GIVEN REQUEST:
Single out the lines that include the word "this". Copy them.

(Source code of charts)
++++++++

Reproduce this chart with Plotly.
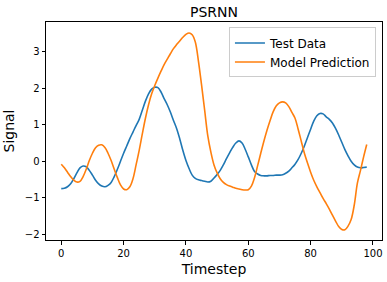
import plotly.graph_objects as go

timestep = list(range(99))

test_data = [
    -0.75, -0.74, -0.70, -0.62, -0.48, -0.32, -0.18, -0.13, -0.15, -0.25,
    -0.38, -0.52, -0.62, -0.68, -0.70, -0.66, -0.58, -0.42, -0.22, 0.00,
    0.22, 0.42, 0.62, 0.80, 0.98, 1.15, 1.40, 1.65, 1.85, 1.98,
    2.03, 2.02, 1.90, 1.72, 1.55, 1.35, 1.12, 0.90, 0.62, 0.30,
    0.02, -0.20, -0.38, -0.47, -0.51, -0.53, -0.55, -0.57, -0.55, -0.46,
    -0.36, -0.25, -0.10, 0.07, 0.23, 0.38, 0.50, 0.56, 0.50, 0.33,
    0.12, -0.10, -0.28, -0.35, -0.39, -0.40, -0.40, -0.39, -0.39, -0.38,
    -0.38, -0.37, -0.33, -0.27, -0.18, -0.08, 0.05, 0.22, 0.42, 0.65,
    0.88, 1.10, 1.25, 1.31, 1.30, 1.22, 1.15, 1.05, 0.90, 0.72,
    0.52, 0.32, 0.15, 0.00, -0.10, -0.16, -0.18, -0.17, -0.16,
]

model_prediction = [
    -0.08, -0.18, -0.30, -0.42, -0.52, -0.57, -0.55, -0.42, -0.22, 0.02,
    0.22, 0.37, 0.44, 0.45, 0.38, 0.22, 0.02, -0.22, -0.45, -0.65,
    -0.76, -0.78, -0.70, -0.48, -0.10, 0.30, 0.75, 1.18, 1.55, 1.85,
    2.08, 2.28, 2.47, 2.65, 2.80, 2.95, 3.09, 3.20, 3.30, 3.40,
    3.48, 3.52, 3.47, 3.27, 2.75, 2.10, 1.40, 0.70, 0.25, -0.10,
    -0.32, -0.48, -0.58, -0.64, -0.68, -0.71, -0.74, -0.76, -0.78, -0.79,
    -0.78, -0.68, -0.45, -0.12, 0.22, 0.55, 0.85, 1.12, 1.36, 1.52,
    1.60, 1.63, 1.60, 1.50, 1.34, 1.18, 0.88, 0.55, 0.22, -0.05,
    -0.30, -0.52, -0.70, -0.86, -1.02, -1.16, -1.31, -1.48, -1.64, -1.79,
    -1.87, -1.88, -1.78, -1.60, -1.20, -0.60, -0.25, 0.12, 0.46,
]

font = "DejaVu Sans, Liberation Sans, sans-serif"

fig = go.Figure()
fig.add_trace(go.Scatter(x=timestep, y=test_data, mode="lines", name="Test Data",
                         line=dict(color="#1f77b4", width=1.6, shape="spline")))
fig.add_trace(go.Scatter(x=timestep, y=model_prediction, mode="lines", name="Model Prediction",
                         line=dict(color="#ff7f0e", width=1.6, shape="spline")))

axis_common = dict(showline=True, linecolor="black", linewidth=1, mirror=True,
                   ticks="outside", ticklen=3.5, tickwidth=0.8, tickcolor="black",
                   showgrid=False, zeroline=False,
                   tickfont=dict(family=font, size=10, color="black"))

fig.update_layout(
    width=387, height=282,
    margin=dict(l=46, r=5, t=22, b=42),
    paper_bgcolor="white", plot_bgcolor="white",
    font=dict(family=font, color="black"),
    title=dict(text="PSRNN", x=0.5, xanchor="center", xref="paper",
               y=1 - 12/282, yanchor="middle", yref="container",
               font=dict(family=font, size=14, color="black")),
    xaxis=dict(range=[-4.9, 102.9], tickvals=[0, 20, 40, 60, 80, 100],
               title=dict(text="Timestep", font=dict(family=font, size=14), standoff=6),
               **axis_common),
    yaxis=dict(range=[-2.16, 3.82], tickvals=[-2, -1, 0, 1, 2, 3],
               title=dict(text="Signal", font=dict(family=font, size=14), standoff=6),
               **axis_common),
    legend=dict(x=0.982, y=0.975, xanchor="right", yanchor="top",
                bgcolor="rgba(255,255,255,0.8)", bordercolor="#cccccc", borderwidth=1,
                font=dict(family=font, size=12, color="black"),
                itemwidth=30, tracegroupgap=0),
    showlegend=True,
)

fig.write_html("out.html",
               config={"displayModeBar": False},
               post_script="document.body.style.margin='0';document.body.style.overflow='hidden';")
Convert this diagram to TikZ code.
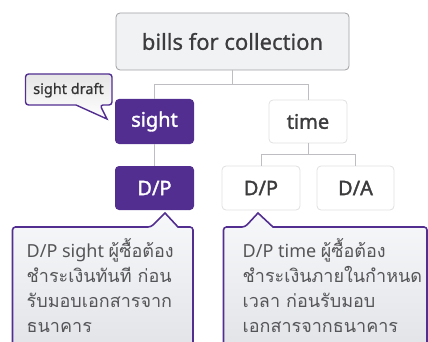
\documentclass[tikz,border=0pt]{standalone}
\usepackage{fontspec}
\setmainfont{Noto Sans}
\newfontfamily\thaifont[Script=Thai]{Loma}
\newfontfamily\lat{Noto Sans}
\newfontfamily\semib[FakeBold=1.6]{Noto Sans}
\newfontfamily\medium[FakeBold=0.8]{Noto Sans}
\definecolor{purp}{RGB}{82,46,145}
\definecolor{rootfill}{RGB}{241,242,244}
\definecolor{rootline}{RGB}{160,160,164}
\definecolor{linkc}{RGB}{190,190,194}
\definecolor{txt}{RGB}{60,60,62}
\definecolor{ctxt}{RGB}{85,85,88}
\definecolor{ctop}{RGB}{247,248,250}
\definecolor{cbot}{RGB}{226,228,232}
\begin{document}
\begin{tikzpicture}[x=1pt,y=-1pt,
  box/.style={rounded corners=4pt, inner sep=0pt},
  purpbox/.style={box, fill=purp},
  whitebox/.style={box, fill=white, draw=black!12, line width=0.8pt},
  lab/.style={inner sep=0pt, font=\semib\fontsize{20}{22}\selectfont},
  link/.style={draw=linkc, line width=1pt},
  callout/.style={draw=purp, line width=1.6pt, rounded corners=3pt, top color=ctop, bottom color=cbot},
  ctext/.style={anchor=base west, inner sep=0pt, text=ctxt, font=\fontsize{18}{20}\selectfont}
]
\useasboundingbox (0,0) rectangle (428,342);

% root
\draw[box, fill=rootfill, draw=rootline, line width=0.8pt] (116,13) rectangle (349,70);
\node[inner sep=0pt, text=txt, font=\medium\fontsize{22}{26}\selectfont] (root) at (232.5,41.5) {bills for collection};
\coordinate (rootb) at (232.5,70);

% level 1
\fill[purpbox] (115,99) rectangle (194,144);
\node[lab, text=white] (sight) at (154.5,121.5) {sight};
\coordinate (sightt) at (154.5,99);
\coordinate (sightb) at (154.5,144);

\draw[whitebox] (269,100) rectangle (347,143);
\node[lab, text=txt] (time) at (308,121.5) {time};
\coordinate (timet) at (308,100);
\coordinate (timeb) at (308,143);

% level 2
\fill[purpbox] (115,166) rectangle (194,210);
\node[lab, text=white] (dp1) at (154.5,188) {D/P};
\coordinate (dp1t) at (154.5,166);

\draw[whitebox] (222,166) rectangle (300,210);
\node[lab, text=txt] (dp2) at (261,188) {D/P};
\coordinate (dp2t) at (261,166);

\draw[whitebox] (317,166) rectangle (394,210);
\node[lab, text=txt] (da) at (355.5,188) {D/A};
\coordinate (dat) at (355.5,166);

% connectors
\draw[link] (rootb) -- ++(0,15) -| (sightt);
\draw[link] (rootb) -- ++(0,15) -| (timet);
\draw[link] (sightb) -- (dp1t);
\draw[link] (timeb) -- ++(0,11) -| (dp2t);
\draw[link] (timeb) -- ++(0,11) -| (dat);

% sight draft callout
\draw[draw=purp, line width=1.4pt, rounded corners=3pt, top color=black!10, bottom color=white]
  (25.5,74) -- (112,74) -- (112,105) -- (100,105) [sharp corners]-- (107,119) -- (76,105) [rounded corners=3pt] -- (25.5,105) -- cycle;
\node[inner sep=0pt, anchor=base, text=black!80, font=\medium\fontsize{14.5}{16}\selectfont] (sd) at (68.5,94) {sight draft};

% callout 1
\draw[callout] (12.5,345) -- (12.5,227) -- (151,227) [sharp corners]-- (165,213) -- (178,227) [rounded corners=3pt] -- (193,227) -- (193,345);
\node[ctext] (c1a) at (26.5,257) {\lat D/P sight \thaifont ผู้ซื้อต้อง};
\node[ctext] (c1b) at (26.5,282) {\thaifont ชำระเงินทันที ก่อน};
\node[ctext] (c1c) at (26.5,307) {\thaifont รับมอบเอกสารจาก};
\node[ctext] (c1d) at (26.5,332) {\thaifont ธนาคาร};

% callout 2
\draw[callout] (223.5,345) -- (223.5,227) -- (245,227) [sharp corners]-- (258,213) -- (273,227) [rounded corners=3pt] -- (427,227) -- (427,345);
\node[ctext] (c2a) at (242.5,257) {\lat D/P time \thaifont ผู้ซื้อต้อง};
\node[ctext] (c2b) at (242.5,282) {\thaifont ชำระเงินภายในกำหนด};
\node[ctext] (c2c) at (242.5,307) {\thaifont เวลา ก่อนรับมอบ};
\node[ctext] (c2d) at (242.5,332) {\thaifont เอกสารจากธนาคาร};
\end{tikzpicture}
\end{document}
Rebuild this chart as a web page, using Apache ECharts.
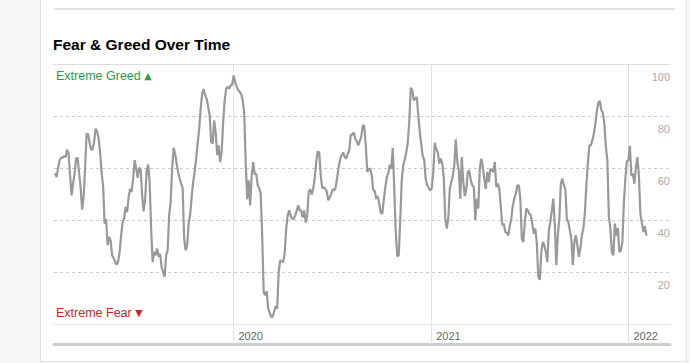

++++++++

REPLY:
Reproduce this chart with Plotly.
Convert this diagram to TikZ code.
Rebuild this chart as a web page, using Apache ECharts.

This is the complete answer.